U.S. mutual funds and ETFs drew in $17.9 billion the week ended Jan. 30, wrapping up the first month of 2013 with total net inflows of $51.7 billion.

Equity funds especially enjoyed a strong January, posting their best four-week inflows in 17 years, Tom Roseen of Lipper reported. Investors in all categories seem encouraged by signs of improvement in the global economy, the dissipation of political and market uncertainty, and strong 2012 and January 2013 market performance, Roseen said.

"On Friday, January 25, the S&P 500 Index had strung together its eighth consecutive day of plus-side performance, pushing the index to its first finish above 1,500 since late 2007 and its longest winning streak since November 2004. Investors cheered signs of improvement in the global economy after China, the U.S., and the Eurozone showed improvement in their purchasing managers’ indices, despite news that U.S. new home sales fell in December," Roseen explained.

The coast isn't clear for the market, with declines in pending home sales and GDP growth and the aggressive bond-buying initiative by the Federal Open Market Committee causing a "slight market pullback" for the week ended Jan. 30. Nonetheless, investors for the week remained net purchasers of fund assets.

Equity funds, including ETFs, took in $12.7 billion for the week, the second largest weekly net inflows since Sept. 14, 2011. For the month of January, equity funds saw inflows of $34.2 billion — equity funds’ best four-week inflows since the four-week period ended January 10, 1996.

Equity ETFs experienced net inflows for the first week in three weeks with $6.9 billion.
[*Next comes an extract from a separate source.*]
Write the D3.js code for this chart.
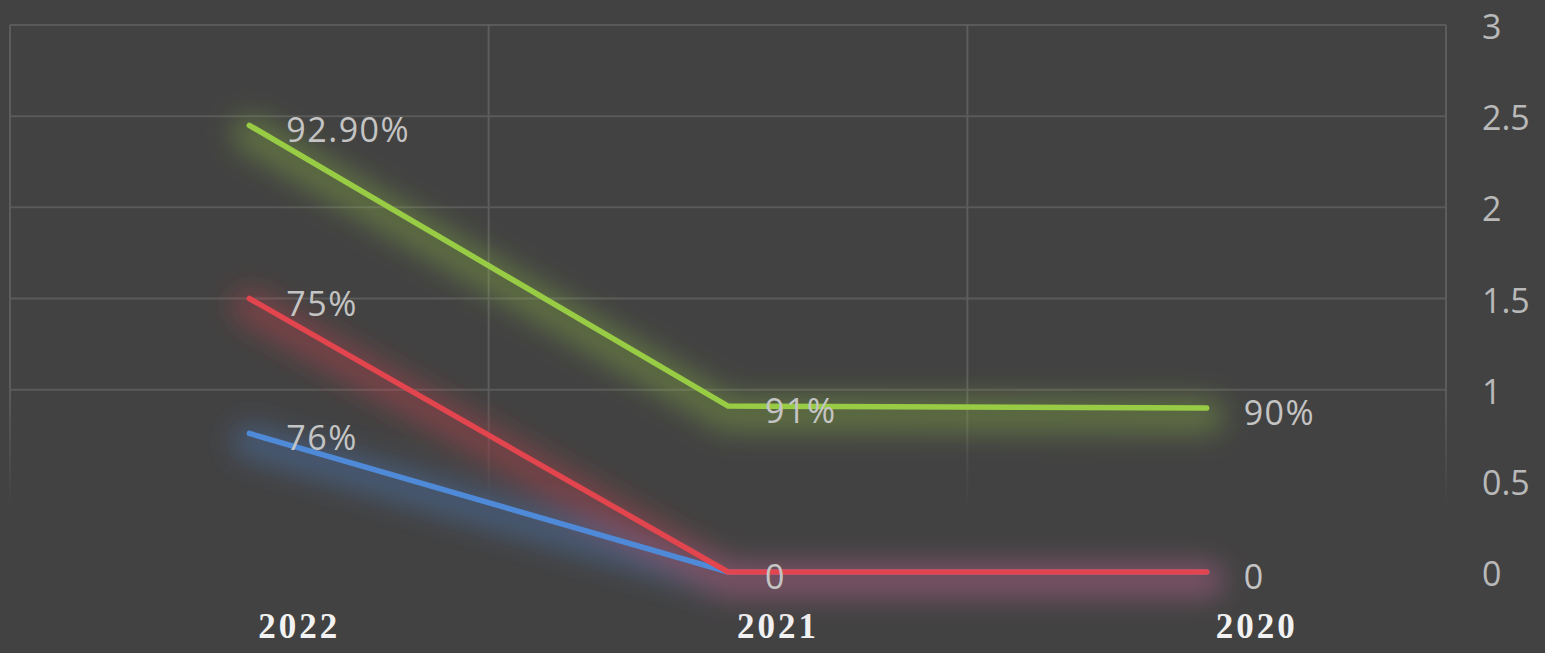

Meanwhile, their equity mutual funds scored their fourth consecutive week of net inflows and their greatest four-week inflow total since the period ended April 12, 2000. Equity mutual funds saw flows of $5.8 billion for the week and $20.7 billion for the month.

Taxable bond, municipal debt, and money market fund flows also remained positive, taking in $3.7 billion, $0.6 billion and $0.9 billion, respectively

Notable equity ETF performers for the week ended Jan. 30 include SPDR S&P 500 ETF, which took in the largest net inflows of the category for the fourth week of January after three weeks of outflows. SPDR S&P 500 drew $4.6 billion, while Select Sector Energy SPDR and iShares: MSCI USA Minimum Volatility Index ETF trailed behind with $0.4 billion and $0.3 billion, respectively.

Excluding ETFs, investors in general were "much more risk-seeking" given the dissipation of political and market uncertainty and strong 2012 and January 2013 performance, Roseen said..

Domestic equity funds enjoyed net inflows of $2.9 billion, while nondomestic equity funds took in some $2.8 billion. After a terrible 2012, domestic large-cap funds scored the largest draw of net new money with $1.5 billion, while on the nondomestic side the emerging markets funds classification continued to dominate with the largest net inflows ($1.2 billion).

Conventional mutual fund investors invested $2.9 billion into the taxable fixed income funds space, including $1.4 billion in corporate investment-grade debt funds and $0.8 billion into flexible income funds.

Municipal debt funds, excluding ETFs, enjoyed their fifth consecutive week of inflows, taking in $0.6 billion.